AIM – Among the lines below, list those containing the string "that".

STORED ROWS –
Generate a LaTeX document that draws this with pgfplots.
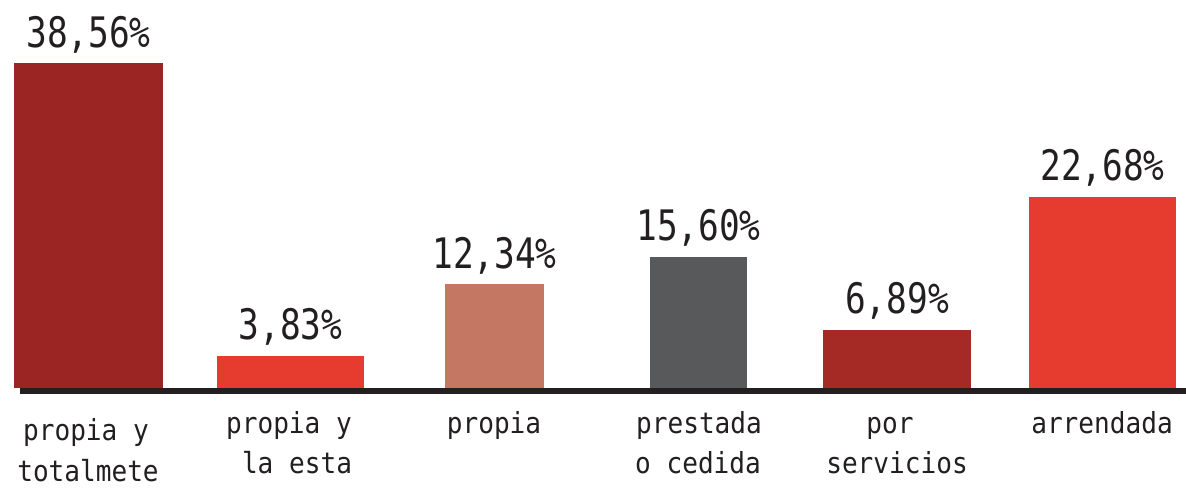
\documentclass[border=0pt]{standalone}
\usepackage{fontspec}
\usepackage{pgfplots}
\pgfplotsset{compat=1.18}
\newfontfamily\monofont[FakeStretch=0.9]{DejaVu Sans Mono}
\newfontfamily\valfont[FakeStretch=0.82]{DejaVu Sans Mono}
\definecolor{cA}{HTML}{9B2522}
\definecolor{cB}{HTML}{E63C30}
\definecolor{cC}{HTML}{C47762}
\definecolor{cD}{HTML}{58595B}
\definecolor{cE}{HTML}{A52A26}
\definecolor{txt}{HTML}{231F20}
\begin{document}
\begin{tikzpicture}
\begin{axis}[
  scale only axis, width=593pt, height=244.5pt,
  xmin=0, xmax=1186, ymin=-11.98, ymax=46.04,
  hide axis, clip=false,
  /pgf/number format/.cd, use comma, fixed, fixed zerofill, precision=2, assume math mode=true,
  /pgfplots/.cd,
  every axis plot/.append style={ybar, bar shift=0pt, draw=none,
    nodes near coords={\pgfmathprintnumber{\pgfplotspointmeta}\%},
    point meta=y,
    nodes near coords style={font=\valfont\fontsize{21}{24}\selectfont, text=txt, anchor=base, yshift=8pt}},
]
\addplot[fill=cA, bar width=149] coordinates {(88.5,38.56)};
\addplot[fill=cB, bar width=147] coordinates {(290.5,3.83)};
\addplot[fill=cC, bar width=99] coordinates {(494.5,12.34)};
\addplot[fill=cD, bar width=97] coordinates {(698.5,15.60)};
\addplot[fill=cE, bar width=148] coordinates {(897,6.89)};
\addplot[fill=cB, bar width=147] coordinates {(1102.5,22.68)};
\draw[line width=3pt, txt] (axis cs:20,-0.356) -- (axis cs:1186,-0.356);
\begin{scope}[every node/.style={font=\monofont\fontsize{14.5}{17}\selectfont, text=txt, anchor=base}]
\node at (axis cs:86,-6.17) {propia y};
\node at (axis cs:88,-11.15) {totalmete};
\node at (axis cs:289,-5.34) {propia y};
\node at (axis cs:297,-10.1) {la esta};
\node at (axis cs:494,-5.34) {propia};
\node at (axis cs:699,-5.34) {prestada};
\node at (axis cs:698,-10.1) {o cedida};
\node at (axis cs:890,-5.34) {por};
\node at (axis cs:897,-10.1) {servicios};
\node at (axis cs:1102,-5.34) {arrendada};
\end{scope}
\end{axis}
\pgfresetboundingbox
\path (current axis.south west) rectangle (current axis.north east);
\end{tikzpicture}
\end{document}
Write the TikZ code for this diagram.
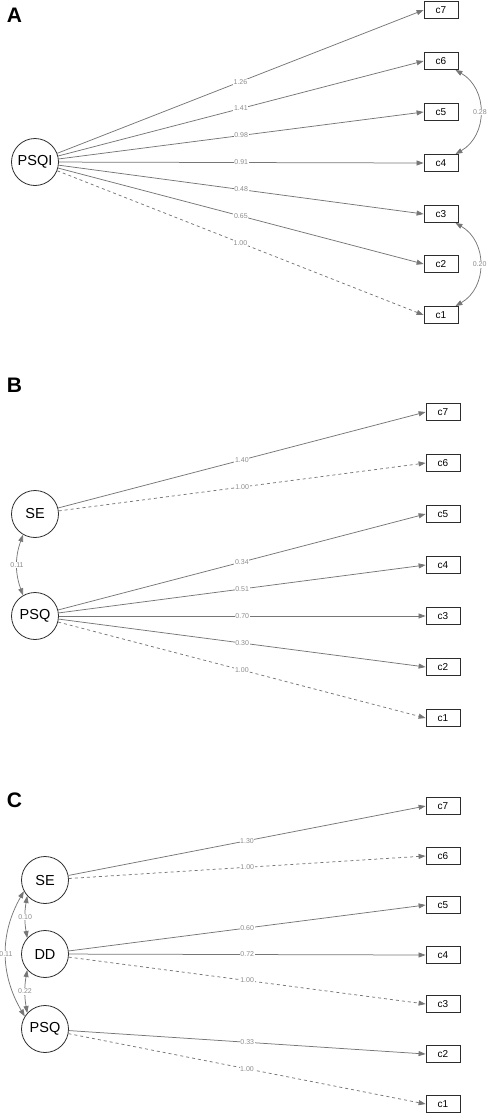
\documentclass[tikz,border=0pt]{standalone}
\usepackage{fontspec}
\setmainfont{Liberation Sans}
\usetikzlibrary{arrows.meta,positioning}
\definecolor{pathgray}{RGB}{118,118,118}
\definecolor{labelgray}{RGB}{140,140,140}
\definecolor{framegray}{RGB}{45,45,45}

\begin{document}
\begin{tikzpicture}[x=1pt,y=-1pt,
    latent/.style={circle,draw=framegray,line width=0.8pt,minimum size=47pt,inner sep=0pt,
      font=\fontsize{14.5}{16}\selectfont},
    manifest/.style={rectangle,draw=framegray,line width=0.8pt,minimum width=34pt,
      minimum height=17pt,inner sep=0pt,font=\fontsize{10}{12}\selectfont},
    load/.style={draw=pathgray,line width=0.75pt,-{Triangle[length=7pt,width=5pt]}},
    fixed/.style={load,dashed},
    covar/.style={draw=pathgray,line width=0.75pt,
      {Triangle[length=7pt,width=5pt]}-{Triangle[length=7pt,width=5pt]}},
    coef/.style={fill=white,text=labelgray,inner sep=0.6pt,font=\fontsize{7}{8}\selectfont},
    panel/.style={font=\bfseries\fontsize{21}{24}\selectfont,inner sep=0pt}]

  \useasboundingbox (0,0) rectangle (489,1114);

  % panel A
  \node[panel] (labA) at (14.5,15) {A};
  \node[latent] (psqiA) at (35,162) {PSQI};
  \foreach \i/\y in {7/10,6/61,5/112,4/163,3/214,2/264,1/315}
    \node[manifest] (cA\i) at (441,\y) {c\i};
  \foreach \i/\v in {7/1.26,6/1.41,5/0.98,4/0.91,3/0.48,2/0.65}
    \draw[load] (psqiA) -- node[coef] {\v} (cA\i.west);
  \draw[fixed] (psqiA) -- node[coef] {1.00} (cA1.west);
  \draw[covar] ([xshift=-3pt]cA6.south east) to[bend left=60,looseness=1.15] node[coef] {0.28} ([xshift=-3pt]cA4.north east);
  \draw[covar] ([xshift=-3pt]cA3.south east) to[bend left=60,looseness=1.15] node[coef] {0.20} ([xshift=-3pt]cA1.north east);

  % panel B
  \node[panel] (labB) at (14.5,385) {B};
  \node[latent] (seB) at (35,514) {SE};
  \node[latent] (psqB) at (35,616) {PSQ};
  \foreach \i/\y in {7/412,6/463,5/514,4/565,3/616,2/667,1/718}
    \node[manifest] (cB\i) at (443,\y) {c\i};
  \draw[load] (seB) -- node[coef] {1.40} (cB7.west);
  \draw[fixed] (seB) -- node[coef] {1.00} (cB6.west);
  \foreach \i/\v in {5/0.34,4/0.51,3/0.70,2/0.30}
    \draw[load] (psqB) -- node[coef] {\v} (cB\i.west);
  \draw[fixed] (psqB) -- node[coef] {1.00} (cB1.west);
  \draw[covar] (seB.240) to[bend right=20] node[coef] {0.11} (psqB.120);

  % panel C
  \node[panel] (labC) at (14.5,800) {C};
  \node[latent] (seC) at (45,880) {SE};
  \node[latent] (ddC) at (45,954) {DD};
  \node[latent] (psqC) at (45,1029) {PSQ};
  \foreach \i/\y in {7/806,6/856,5/905,4/955,3/1004,2/1054,1/1104}
    \node[manifest] (cC\i) at (443,\y) {c\i};
  \draw[load] (seC) -- node[coef] {1.30} (cC7.west);
  \draw[fixed] (seC) -- node[coef] {1.00} (cC6.west);
  \draw[load] (ddC) -- node[coef] {0.60} (cC5.west);
  \draw[load] (ddC) -- node[coef] {0.72} (cC4.west);
  \draw[fixed] (ddC) -- node[coef] {1.00} (cC3.west);
  \draw[load] (psqC) -- node[coef] {0.33} (cC2.west);
  \draw[fixed] (psqC) -- node[coef] {1.00} (cC1.west);
  \draw[covar] (seC.222) to[bend right=10] node[coef] {0.10} (ddC.138);
  \draw[covar] (ddC.222) to[bend right=10] node[coef] {0.22} (psqC.138);
  \draw[covar] (seC.208) to[bend right=30] node[coef] {0.11} (psqC.148);
\end{tikzpicture}
\end{document}
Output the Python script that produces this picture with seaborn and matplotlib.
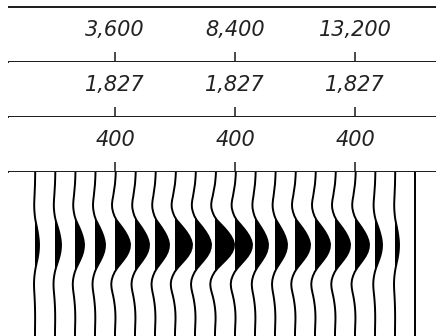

FINAL RESULT –
Generate a LaTeX document that draws this with pgfplots.
Output the Python script that produces this picture with seaborn and matplotlib.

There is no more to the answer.